Committee members were “were never apprised of, never had the opportunity to review, and never approved” of the changes, Schiff said.

“The fact that the Majority found it necessary to make these changes without informing the Committee during the vote signifies that the Committee Majority no longer stands by the representation it has made to House Members in its original document and felt it necessary to deceive Committee Members during Monday’s vote, by withholding the fact that it planned to send a different document to the White House,” he said.

“If the Majority remains intent on releasing its document to the public, despite repeated warnings from DOJ and the FBI, it must hold a new vote to release to the public its modified document,” Schiff concluded.

The GOP memo can be released if the president doesn’t object within the five days after the Monday vote. Trump was caught on camera Tuesday night telling a House member that he would “100 percent” allow for the memo to be released publicly. Top intelligence and law enforcement officials have urged the president to withhold the memo from the public.

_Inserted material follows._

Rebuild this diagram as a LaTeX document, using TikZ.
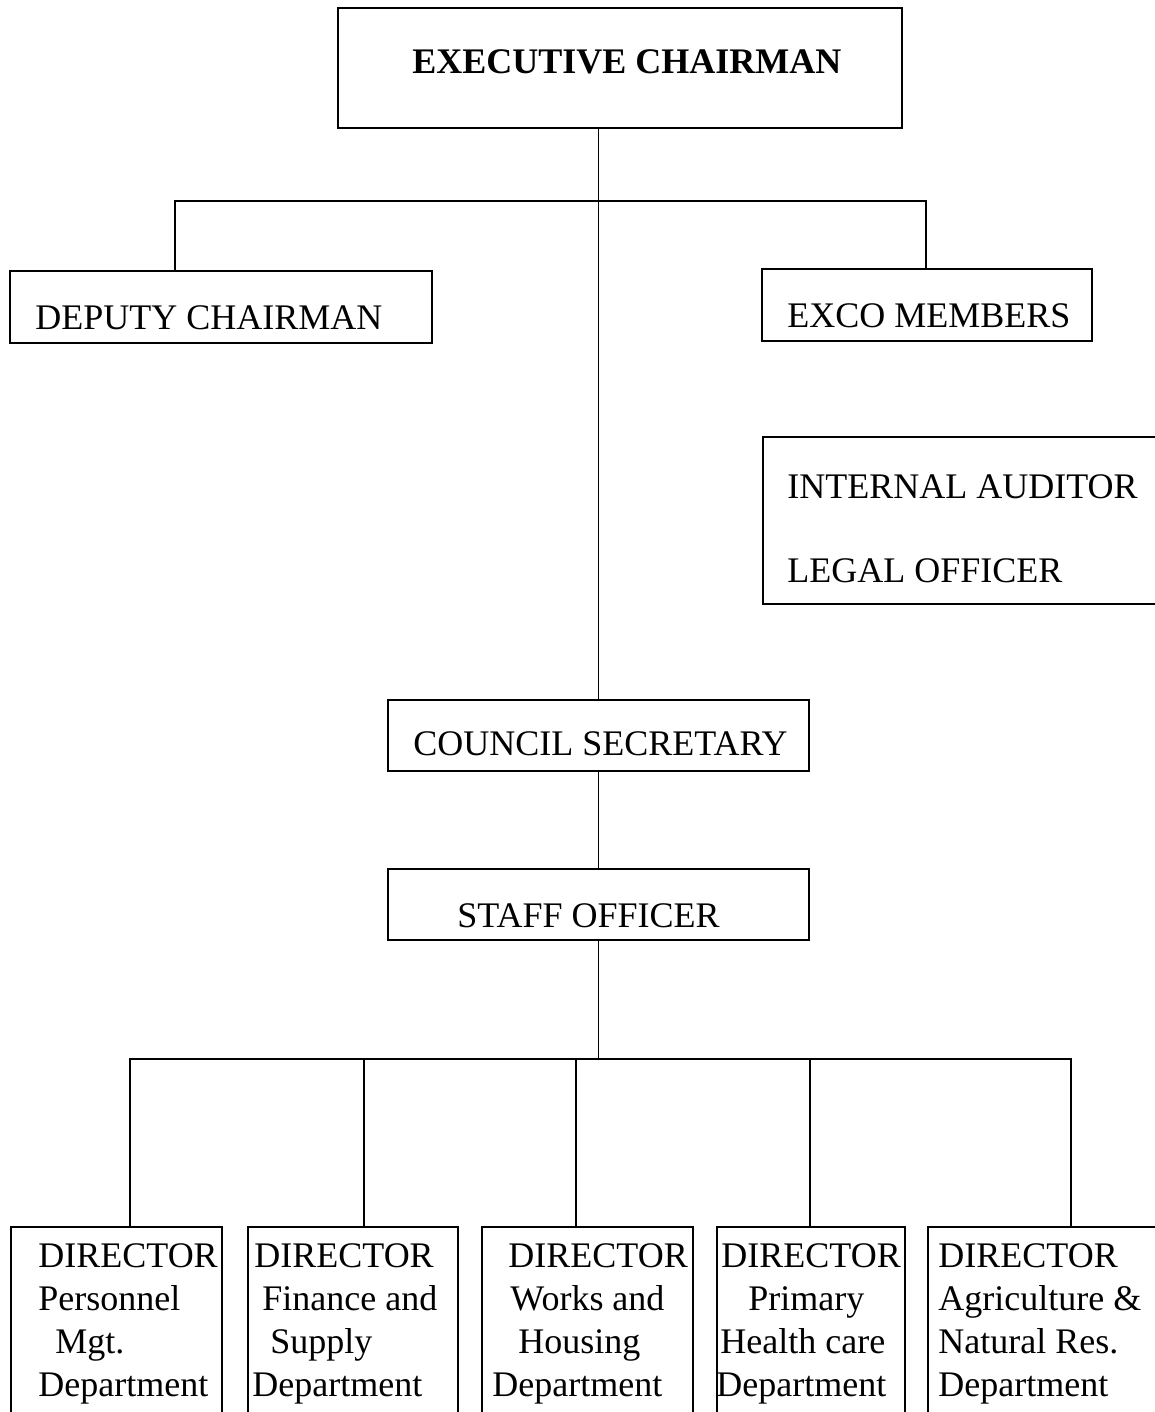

The FBI and some at the DOJ have responded negatively to the memo. FBI director Christopher Wray said in a statement Wednesday that the bureau has “grave concerns about material omissions of fact that fundamentally impact the memo’s accuracy.” Assistant attorney general Stephen Boyd also wrote to House Intelligence chairman Devin Nunes last week telling him it would be “extraordinarily reckless” to release the memo without DOJ and FBI vetting.

Reports indicate that the GOP-drafted memo addresses federal officials’ use of information from ex-spy Christopher Steele, whose work compiling a controversial dossier was financed by Democrats, in obtaining a warrant to surveil former Trump adviser Carter Page.

Schiff in the last line of his letter suggested that the GOP-drafted memo and the Democratic counter-memo could now be released together: “This can be done at the business meeting on Monday, February 5, 2018 when we will move, once again, to release the Minority’s responsive memorandum, which House Members have now had the opportunity to read.”

The question of jointly releasing the GOP memo and Democratic counter-memo proved contentious Monday. The GOP majority agreed then to release that document to the full House for members to view but voted against releasing it to the public, saying that the Democrats’ memo should go through the same process as theirs did, with some time for House review.

“I would prefer to travel a similar path we have given with the majority report, and that is, allow those members who choose to come down here to read it,” said Texas congressman Mike Conaway. “We get about a week-plus to reflect on it and to scrub it.”